The UN nuclear watchdog, the International Atomic Energy Agency, said no increases in off-site radiation levels had been reported after the US strikes.
IAEA Director General Rafael Grossi said that it was not yet possible to assess the damage done underground. A senior Iranian source said that most of the highly enriched uranium at Fordow had been moved elsewhere before the attack. Reuters could not immediately corroborate the claim.
Trump immediately called on Iran to forgo any retaliation, saying the government "must now make peace".
"If they do not, future attacks would be far greater and a lot easier," Trump said.
Vance said Washington was not at war with Iran but with its nuclear programme, adding this had been pushed back by a very long time due to the US intervention.
A chart showing the timeline of the US strikes. – US Department of Defense/AP
Diverging war aims
Israeli officials, who began the hostilities with a surprise attack on Iran on June 13, have increasingly spoken of their ambition to topple the hardline Shi'ite Muslim clerical establishment that has ruled Iran since 1979.
US officials, many of whom witnessed Republican President George W Bush's popularity collapse following his disastrous intervention in Iraq in 2003, have stressed that they were not working to overthrow Iran's government.
"This mission was not and has not been about regime change," Defense Secretary Pete Hegseth told reporters at the Pentagon.
"The president authorised a precision operation to neutralise the threats to our national interests posed by the Iranian nuclear programme."
Senator Lindsey Graham, a staunch Trump ally, said that Israeli Prime Minister Benjamin Netanyahu had told him his country would no longer endure being under missile attack.
"They're not going to live under threat from Iran anymore," Graham said. "Israel's made a decision. This regime is going to change in one of two ways: they're going to change their behaviour, which I doubt, the regime itself, or the people are going to replace the regime.”
B-2 bombers return to US base. – AP
Anti-war activists organised demonstrations on Sunday in New York, Washington and other US cities, with protesters carrying signs that read "hands off Iran".
Iranians described their fear at the prospect of an enlarged war involving the United States.
"Our future is dark. We have nowhere to go – it's like living in a horror movie," Bita, 36, a teacher from the central city of Kashan, said before the phone line was cut.
Much of Tehran, a capital city of 10 million people, has emptied out, with residents fleeing to the countryside to escape Israeli bombardment.
Iranian authorities say more than 400 people have been killed since Israel's attacks began, mostly civilians. Israel's bombardment has scythed through much of Iran's military leadership with strikes targeted at bases and residential buildings where senior figures slept.

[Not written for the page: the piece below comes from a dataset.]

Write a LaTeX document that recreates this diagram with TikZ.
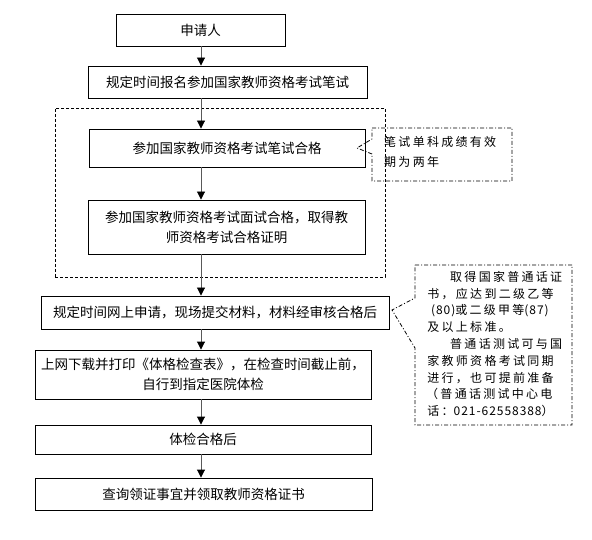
\documentclass[tikz,border=0pt]{standalone}
\usepackage{fontspec}
\setmainfont{Noto Sans CJK SC}
\newfontfamily\calloutfont[LetterSpace=19]{Noto Sans CJK SC}
\newfontfamily\calloutdigits[LetterSpace=8]{Noto Sans CJK SC}
\usetikzlibrary{arrows.meta}
\begin{document}
\begin{tikzpicture}[x=1pt,y=-1pt,
  box/.style={draw,line width=0.9pt,inner sep=0pt,align=center,
    font=\fontsize{13.5}{20}\selectfont},
  arr/.style={draw=black!65,line width=0.9pt,
    -{Triangle[length=8pt,width=8pt,fill=black,color=black]}},
  dashbox/.style={draw,line width=0.8pt,dash pattern=on 3pt off 2pt},
  callout/.style={draw,line width=0.8pt,dash pattern=on 4pt off 2pt on 1pt off 2pt},
  ctext/.style={inner sep=0pt,align=left,font=\calloutfont\fontsize{12}{16.8}\selectfont}]
\useasboundingbox[fill=white] (0,0) rectangle (592,540);

\node[box,minimum width=169pt,minimum height=32pt] (b1) at (200.5,30) {申请人};
\node[box,minimum width=279pt,minimum height=32pt] (b2) at (227.5,82) {规定时间报名参加国家教师资格考试笔试};
\node[dashbox,minimum width=330pt,minimum height=169pt,inner sep=0pt] (d) at (220,192.5) {};
\node[box,minimum width=276pt,minimum height=38pt] (b3) at (227,148) {参加国家教师资格考试笔试合格};
\node[box,minimum width=277pt,minimum height=54pt] (b4) at (226.5,227) {参加国家教师资格考试面试合格，取得教\\师资格考试合格证明};
\node[box,minimum width=348pt,minimum height=33pt] (b5) at (215,312.5) {规定时间网上申请，现场提交材料，材料经审核合格后};
\node[box,minimum width=336pt,minimum height=49pt] (b6) at (203,374.5) {上网下载并打印《体格检查表》，在检查时间截止前，\\自行到指定医院体检};
\node[box,minimum width=336pt,minimum height=29pt] (b7) at (203,439.5) {体检合格后};
\node[box,minimum width=337pt,minimum height=32pt] (b8) at (203.5,494) {查询领证事宜并领取教师资格证书};

\coordinate (ax) at (201,0);
\draw[arr] (b1.south -| ax) -- (b2.north -| ax);
\draw[arr] (b2.south -| ax) -- (b3.north -| ax);
\draw[arr] (b3.south -| ax) -- (b4.north -| ax);
\draw[arr] (b4.south -| ax) -- (b5.north -| ax);
\draw[arr] (b5.south -| ax) -- (b6.north -| ax);
\draw[arr] (b6.south -| ax) -- (b7.north -| ax);
\draw[arr] (b7.south -| ax) -- (b8.north -| ax);

% callout 1
\draw[callout] (372,128) -- (512,128) -- (512,181) -- (372,181) -- (372,154) -- (357,148) -- (372,139) -- cycle;
\node[ctext,anchor=north west,font=\calloutfont\fontsize{12}{20}\selectfont] (c1) at (384,136) {笔试单科成绩有效\\期为两年};

% callout 2
\draw[callout] (415,265) -- (572,265) -- (572,425) -- (415,425) -- (415,348) -- (392,310) -- (415,298) -- cycle;
\node[ctext,anchor=north west] (c2) at (426,271) {\hspace*{2em}取得国家普通话证\\
\hspace*{0.1em}书，应达到二级乙等\\
\hspace*{0.4em}{\calloutdigits(80)}或二级甲等{\calloutdigits(87)}\\
\hspace*{0.1em}及以上标准。\\
\hspace*{2em}普通话测试可与国\\
\hspace*{0.1em}家教师资格考试同期\\
\hspace*{0.1em}进行，也可提前准备\\
（普通话测试中心电\\
\hspace*{0.1em}话：{\calloutdigits 021-62558388}）};
\end{tikzpicture}
\end{document}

Iran has been launching missiles back at Israel, killing at least 24 people over the past nine days, the first time its projectiles have penetrated Israel's defences in large numbers. The elite Revolutionary Guards said they had fired 40 missiles at Israel in the latest volley.
Air raid sirens sounded across most of Israel on Sunday, sending millions of people to safe rooms.

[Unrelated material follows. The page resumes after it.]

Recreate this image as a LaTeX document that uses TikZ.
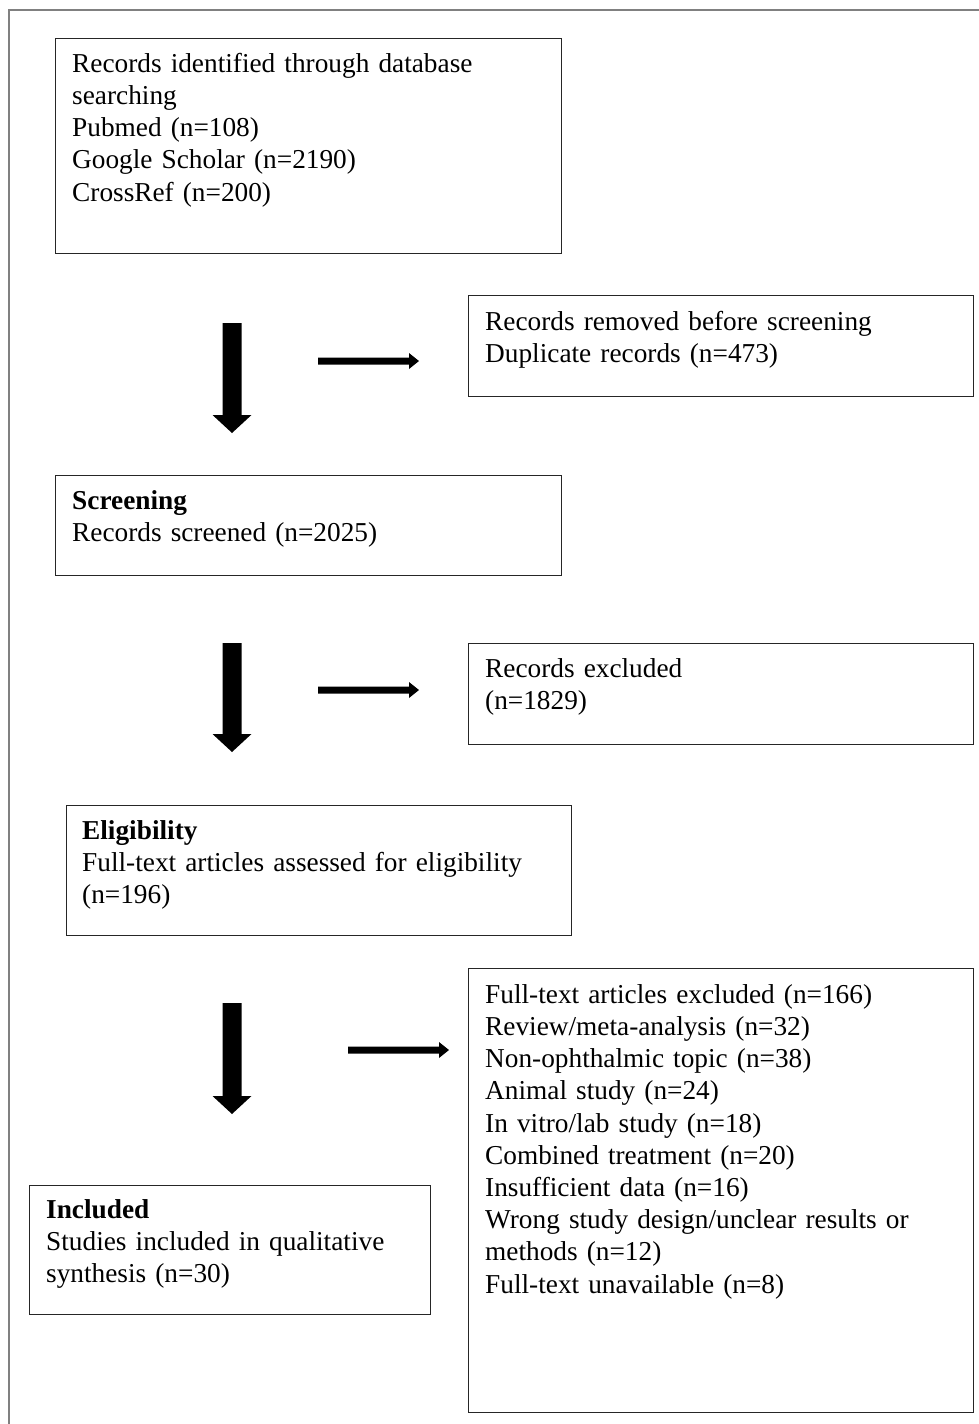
\documentclass[tikz,border=0pt]{standalone}
\usepackage{fontspec}
\setmainfont{Liberation Serif}
\usetikzlibrary{calc}
\newcommand\myDownArrow[2]{%
  \fill[black] ($(#1)+(-9.5,0)$) -- ($(#1)+(9.5,0)$) -- ($(#2)+(9.5,-18)$) -- ($(#2)+(19.5,-18)$) -- (#2) -- ($(#2)+(-19.5,-18)$) -- ($(#2)+(-9.5,-18)$) -- cycle;}
\newcommand\myRightArrow[2]{%
  \fill[black] ($(#1)+(0,-3.5)$) -- ($(#2)+(-10,-3.5)$) -- ($(#2)+(-10,-8)$) -- (#2) -- ($(#2)+(-10,8)$) -- ($(#2)+(-10,3.5)$) -- ($(#1)+(0,3.5)$) -- cycle;}
\begin{document}
\begin{tikzpicture}[x=1pt,y=-1pt,
  box/.style={draw=black!85, line width=1.4pt, inner sep=0pt, anchor=north west},
  txt/.style={inner sep=0pt, anchor=north west, align=left, text width=#1,
    font=\fontsize{27.3}{32.2}\selectfont},
  frame/.style={draw=black!50, line width=2pt}]
\useasboundingbox (0,0) rectangle (979,1424);
\fill[white] (0,0) rectangle (979,1424);
\draw[frame] (9,1424) -- (9,9.5) -- (979,9.5);

% boxes
\node[box, minimum width=506pt, minimum height=215pt] (b1) at (55,38) {};
\node[box, minimum width=505pt, minimum height=101pt] (b2) at (468,295) {};
\node[box, minimum width=506pt, minimum height=100pt] (b3) at (55,475) {};
\node[box, minimum width=505pt, minimum height=101pt] (b4) at (468,643) {};
\node[box, minimum width=505pt, minimum height=130pt] (b5) at (66,805) {};
\node[box, minimum width=505pt, minimum height=444pt] (b6) at (468,968) {};
\node[box, minimum width=401pt, minimum height=129pt] (b7) at (29,1185) {};

% texts
\node[txt=485pt] (t1) at ($(b1.north west)+(17,14)$) {\rule{0pt}{20pt}Records identified through database\\searching\\Pubmed (n=108)\\Google Scholar (n=2190)\\CrossRef (n=200)};
\node[txt=485pt] (t2) at ($(b2.north west)+(17,15)$) {\rule{0pt}{20pt}Records removed before screening\\Duplicate records (n=473)};
\node[txt=485pt] (t3) at ($(b3.north west)+(17,14)$) {\rule{0pt}{20pt}\textbf{Screening}\\Records screened (n=2025)};
\node[txt=485pt] (t4) at ($(b4.north west)+(17,14)$) {\rule{0pt}{20pt}Records excluded\\(n=1829)};
\node[txt=485pt] (t5) at ($(b5.north west)+(16,14)$) {\rule{0pt}{20pt}\textbf{Eligibility}\\Full-text articles assessed for eligibility\\(n=196)};
\node[txt=485pt] (t6) at ($(b6.north west)+(17,15)$) {\rule{0pt}{20pt}Full-text articles excluded (n=166)\\Review/meta-analysis (n=32)\\Non-ophthalmic topic (n=38)\\Animal study (n=24)\\In vitro/lab study (n=18)\\Combined treatment (n=20)\\Insufficient data (n=16)\\Wrong study design/unclear results or\\methods (n=12)\\Full-text unavailable (n=8)};
\node[txt=385pt] (t7) at ($(b7.north west)+(17,13)$) {\rule{0pt}{20pt}\textbf{Included}\\Studies included in qualitative\\synthesis (n=30)};

% arrows
\coordinate (d1s) at (232,323); \coordinate (d1e) at (232,433);
\coordinate (d2s) at (232,643); \coordinate (d2e) at (232,752);
\coordinate (d3s) at (232,1003); \coordinate (d3e) at (232,1114);
\coordinate (h1s) at (318,361); \coordinate (h1e) at (419,361);
\coordinate (h2s) at (318,690); \coordinate (h2e) at (419,690);
\coordinate (h3s) at (348,1050); \coordinate (h3e) at (449,1050);
\myDownArrow{d1s}{d1e}
\myDownArrow{d2s}{d2e}
\myDownArrow{d3s}{d3e}
\myRightArrow{h1s}{h1e}
\myRightArrow{h2s}{h2e}
\myRightArrow{h3s}{h3e}
\end{tikzpicture}
\end{document}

Flags of US and Israel projected onto walls of Jerusalem's Old City. – AP
In Tel Aviv, Aviad Chernovsky, 40, emerged from a bomb shelter to find his house had been destroyed in a direct hit.
"It's not easy to live now in Israel, but we are very strong. We know that we will win,” he said.
Trump had veered between offering to end the war with diplomacy or to join it, at one point musing publicly about killing Iran's supreme leader. His decision ultimately to join the fight is the biggest foreign policy gamble of his career.